Porque os media dependem, também eles, desses mesmos interesses, cavalgam a onda e, em vez de contextualizarem as imbecilidades que o sapo debita bocarra fora, limitam-se a propagá-las e a legitimá-las, vendendo-as como quem vende linkbaits. Suponho ser sintomático que, num instante, a actual conjuntura política portuguesa seja definida por quem está acima ou abaixo da linha de água do lodaçal do sapo de louça, fazendo dele a medida base do barómetro, quando na realidade ele está abaixo do grau zero – esse está bem representado pela direita de Rio e Chicão que sem vergonha alguma se encostam a um sapo de louça fascista, racista e xenófobo nessa nova e pragmática forma de fazer política, a de tentar vencer a qualquer custo.

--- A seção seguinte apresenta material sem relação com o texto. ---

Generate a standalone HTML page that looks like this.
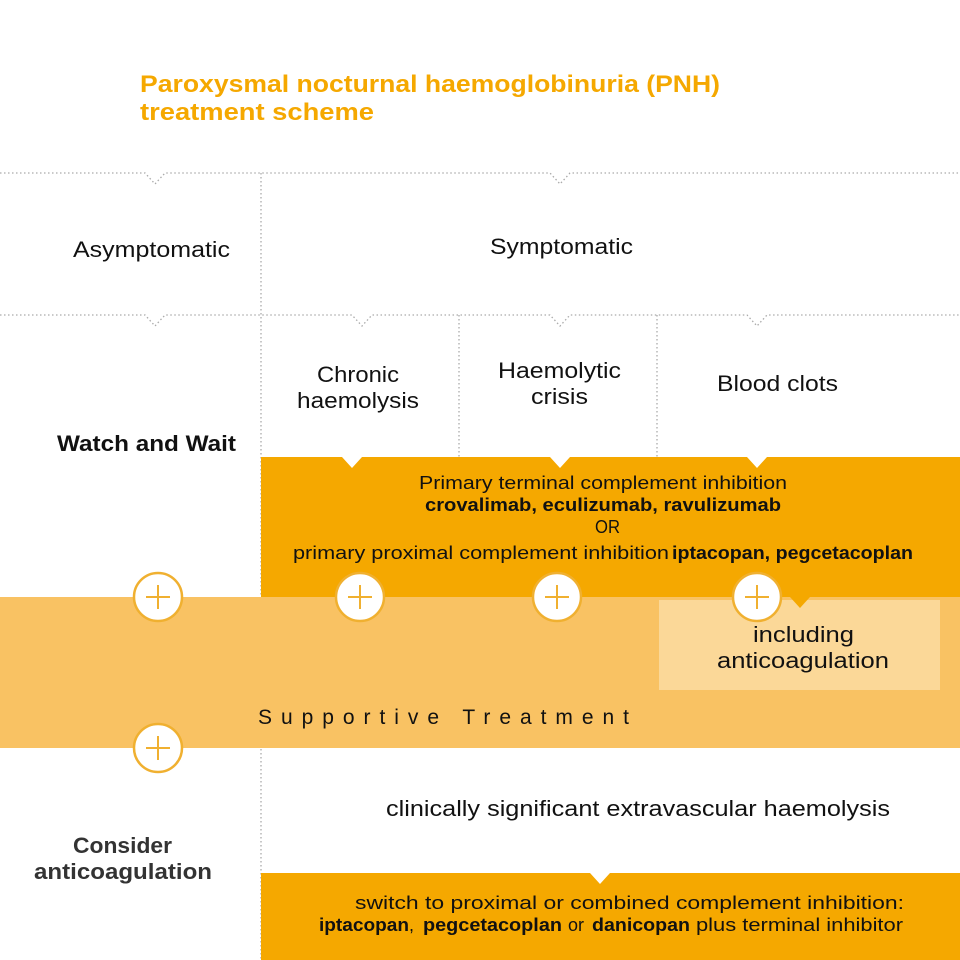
<!DOCTYPE html>
<html><head><meta charset="utf-8"><style>
html,body{margin:0;padding:0;background:#fff}
svg{display:block}
text{font-family:"Liberation Sans",sans-serif}
</style></head><body>
<svg width="960" height="960" viewBox="0 0 960 960" xmlns="http://www.w3.org/2000/svg">
<rect width="960" height="960" fill="#fff"/>
<text x="140" y="92" font-size="24" font-weight="bold" fill="#f5a800" textLength="580" lengthAdjust="spacingAndGlyphs">Paroxysmal nocturnal haemoglobinuria (PNH)</text>
<text x="140" y="120" font-size="24" font-weight="bold" fill="#f5a800" textLength="234" lengthAdjust="spacingAndGlyphs">treatment scheme</text>

<g stroke="#aaa" stroke-width="1.3" stroke-dasharray="1.5 2.5" fill="none">
<path d="M0 173 H145 L155 184 L165 173 H550 L560 184 L570 173 H960"/>
<path d="M0 315 H145 L155 326 L165 315 H352 L362 326 L372 315 H550 L560 326 L570 315 H747 L757 326 L767 315 H960"/>
<path d="M261 173 V960"/>
<path d="M459 315 V457"/>
<path d="M657 315 V457"/>
</g>

<rect x="0" y="597" width="960" height="151" fill="#f9c263"/>
<rect x="659" y="600" width="281" height="90" fill="#fbd898"/>
<path d="M261 457 H342 L352 468 L362 457 H550 L560 468 L570 457 H747 L757 468 L767 457 H960 V597 H261 Z" fill="#f5a800"/>
<path d="M790 597 L800 608 L810 597 Z" fill="#f5a800"/>
<path d="M261 873 H590 L600 884 L610 873 H960 V960 H261 Z" fill="#f5a800"/>

<g fill="#fff" stroke="#f0b030" stroke-width="2.5">
<circle cx="158" cy="597" r="24"/><circle cx="360" cy="597" r="24"/><circle cx="557" cy="597" r="24"/><circle cx="757" cy="597" r="24"/><circle cx="158" cy="748" r="24"/>
</g>
<g stroke="#f0b030" stroke-width="2">
<path d="M146 597 H170 M158 585 V609"/><path d="M348 597 H372 M360 585 V609"/><path d="M545 597 H569 M557 585 V609"/><path d="M745 597 H769 M757 585 V609"/><path d="M146 748 H170 M158 736 V760"/>
</g>

<g fill="#111" font-size="22">
<text x="73" y="257" textLength="157" lengthAdjust="spacingAndGlyphs">Asymptomatic</text>
<text x="490" y="254" textLength="143" lengthAdjust="spacingAndGlyphs">Symptomatic</text>
<text x="317" y="382" textLength="82" lengthAdjust="spacingAndGlyphs">Chronic</text>
<text x="297" y="408" textLength="122" lengthAdjust="spacingAndGlyphs">haemolysis</text>
<text x="498" y="378" textLength="123" lengthAdjust="spacingAndGlyphs">Haemolytic</text>
<text x="531" y="404" textLength="57" lengthAdjust="spacingAndGlyphs">crisis</text>
<text x="717" y="391" textLength="121" lengthAdjust="spacingAndGlyphs">Blood clots</text>
<text x="57" y="451" font-weight="bold" textLength="179" lengthAdjust="spacingAndGlyphs">Watch and Wait</text>
<text x="753" y="642" textLength="101" lengthAdjust="spacingAndGlyphs">including</text>
<text x="717" y="668" textLength="172" lengthAdjust="spacingAndGlyphs">anticoagulation</text>
<text x="258" y="724" font-size="21" textLength="371" lengthAdjust="spacing">Supportive Treatment</text>
<text x="386" y="816" textLength="504" lengthAdjust="spacingAndGlyphs">clinically significant extravascular haemolysis</text>
<text x="73" y="853" font-weight="bold" fill="#333" textLength="99" lengthAdjust="spacingAndGlyphs">Consider</text>
<text x="34" y="879" font-weight="bold" fill="#333" textLength="178" lengthAdjust="spacingAndGlyphs">anticoagulation</text>
</g>
<g fill="#111" font-size="18">
<text x="419" y="489" textLength="368" lengthAdjust="spacingAndGlyphs">Primary terminal complement inhibition</text>
<text x="425" y="511" font-weight="bold" textLength="356" lengthAdjust="spacingAndGlyphs">crovalimab, eculizumab, ravulizumab</text>
<text x="595" y="533" textLength="25" lengthAdjust="spacingAndGlyphs">OR</text>
<text x="293" y="559" textLength="376" lengthAdjust="spacingAndGlyphs">primary proximal complement inhibition</text>
<text x="672" y="559" font-weight="bold" textLength="241" lengthAdjust="spacingAndGlyphs">iptacopan, pegcetacoplan</text>
<text x="355" y="909" textLength="549" lengthAdjust="spacingAndGlyphs">switch to proximal or combined complement inhibition:</text>
<text x="319" y="931" font-weight="bold" textLength="90" lengthAdjust="spacingAndGlyphs">iptacopan</text>
<text x="409" y="931">,</text>
<text x="423" y="931" font-weight="bold" textLength="139" lengthAdjust="spacingAndGlyphs">pegcetacoplan</text>
<text x="568" y="931">or</text>
<text x="592" y="931" font-weight="bold" textLength="98" lengthAdjust="spacingAndGlyphs">danicopan</text>
<text x="696" y="931" textLength="207" lengthAdjust="spacingAndGlyphs">plus terminal inhibitor</text>
</g>
</svg>
</body></html>
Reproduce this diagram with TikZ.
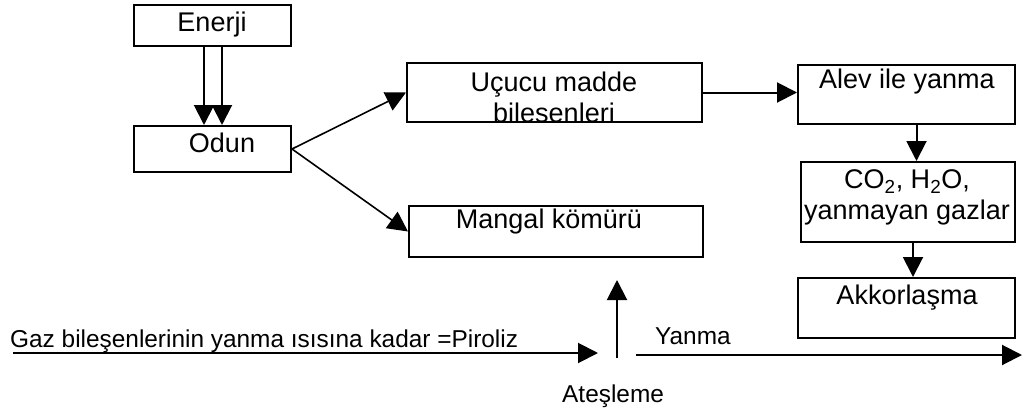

Estas duas personagens políticas não se coibiram de mandar às urtigas as matrizes ideológicas dos respectivos partidos – a social-democracia e democracia cristã – ao mesmo tempo que relativizam o fascismo que o sapo de louça defende, soletrando “democracia” entre duas lambidelas de beiça ao microfone, guardado por skinheads e adjuvado por militantes do ELP, MDLP e PNR, enquanto se encosta ele próprio à Le Pen. Por incrível que pareça, a degradação política existente transforma isto tudo na mais normal das situações.
Por tudo isto, é extremamente difícil conseguir debater com um sapo de louça desbocado e provocador, do alto da sua impunidade relativamente à corrupção em que se move ou à mensagem de ódio que transmite. Uma discussão exige pressupostos, e uma discussão com base na democracia exige que ambos os contendores se afirmem, antes de mais, defensores dos direitos humanos. Sim, a discussão de modelos políticos e económicos é possível e desejável, mas a colocação em causa do regime democrático ou a supressão de direitos de minorias não o é, não deveria ser permitida numa mesa democrática. Nem tão pouco a arenga em torno de entretimentos alheios ao tema em debate, do insulto despudorado, da inconsequência de bêbedo de tasco. Fosse eu político em debate com o sapo de louça, e deixá-lo-ia a falar sozinho de cada vez que o tivesse frente a mim, levantando-me da mesa, caminhando porta fora, e instando todos os restantes políticos do fórum a fazer o mesmo: aparecer, sentar, levantar e sair, deixando‑o a lamber a beiça sozinho.
Relembro Durruti: o fascismo não se discute. Destrói-se.